L’Amministrazione finanziaria, nel ricorso principale per cassazione, aveva evidenziato, invece, che la Ctr, nel suo giudizio, non aveva tenuto conto che la titolare dell’impresa familiare era presente durante la verifica della Guardia di finanza e che, tra l’altro, si era rifiutata di firmare il verbale consegnatole alla fine dell’accertamento.
La presenza del marito dell’imprenditrice, nonché stretto collaboratore della stessa, che era a conoscenza della gestione del negozio, secondo la tesi degli uffici finanziari, garantiva che l’attività di accertamento dei redditi celati era stata condotta senza arrecare alcun danno sia alla contribuente sia alla sua attività.

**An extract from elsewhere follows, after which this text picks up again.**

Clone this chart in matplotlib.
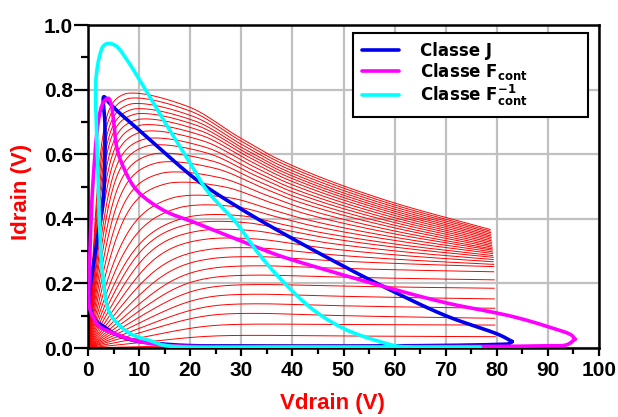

La difesa presentava controricorso.



La Corte di cassazione ha accolto il ricorso principale dell’Agenzia delle Entrate, dichiarandone la fondatezza, ritenendo di non dover accogliere, di converso, il controricorso presentato dai difensori della contribuente.
In particolare, i giudici di legittimità chiariscono che la redazione del processo verbale di constatazione è l’atto conclusivo dell’attività accertativa, frutto di una serie di procedimenti ai quali possono lecitamente partecipare anche diversi organi amministrativi e la cui motivazione può avvenire anche per relationem, ovvero anche per “rinvio pedissequo” alle conclusioni contenute nell’atto istruttorio che, nella fattispecie, è proprio il pvc redatto dalla Guardia di finanza.

Il Collegio sottolinea come, contrariamente a quanto succede nella sede penale, l’eventuale irregolarità dei dati e dei documenti acquisiti dall’Amministrazione finanziaria, in sede tributaria, non inficia sulla loro corretta utilizzabilità.
L’effetto di questo principio applicato al caso di specie legittima, secondo la Corte di cassazione, l’utilizzo delle documentazioni fiscali da parte dell’Agenzia delle Entrate, in sede di ricostruzione induttiva del reddito dell’imprenditrice, calcolato sugli elementi contabili raccolti dalla Guardia di finanza. Detti documenti avevano, inoltre, palesato l’inattendibilità della contabilità dell’impresa.

Anche la Corte costituzionale ha confermato positivamente la possibilità di utilizzare nel processo tributario le sole dichiarazioni rese da soggetti terzi in sedi di istruttoria amministrativa, non dunque penale, proprio perché siffatte dichiarazioni non possono essere ritenute prove testimoniali, ma trovano loro utilizzo come indizi; le dichiarazioni rese da terzi ex articolo 351 cpp sono, invece, da ritenersi come vere e proprie prove testimoniali. In particolare, la Suprema corte, con la sentenza 7707/2013, ha chiarito come il giudice tributario non possa escutere testimoni, ma può valutare i documenti che contengano dichiarazioni di terzi, anche a favore del contribuente.

È proprio l’articolo 7, comma 4, del Dlgs 546/1992, a vietare espressamente l’ammissione della prova testimoniale nel giudizio davanti alle Commissioni tributarie e il giuramento dei testimoni. Infatti, la giurisprudenza prevalente ha ritenuto legittimo che i giudici formassero il proprio convincimento tenendo conto anche delle dichiarazioni di terzi contenute nei processi verbali degli uffici tributari e/o della Guardia di finanza, nell’ambito della loro attività ispettiva.

Dunque, alla luce di quanto detto, la Corte di cassazione ha accolto il ricorso in via principale dell’Agenzia delle Entrate, rinviando la decisione al giudice di appello per nuovo esame, che dovrà uniformarsi ai principi enunciati.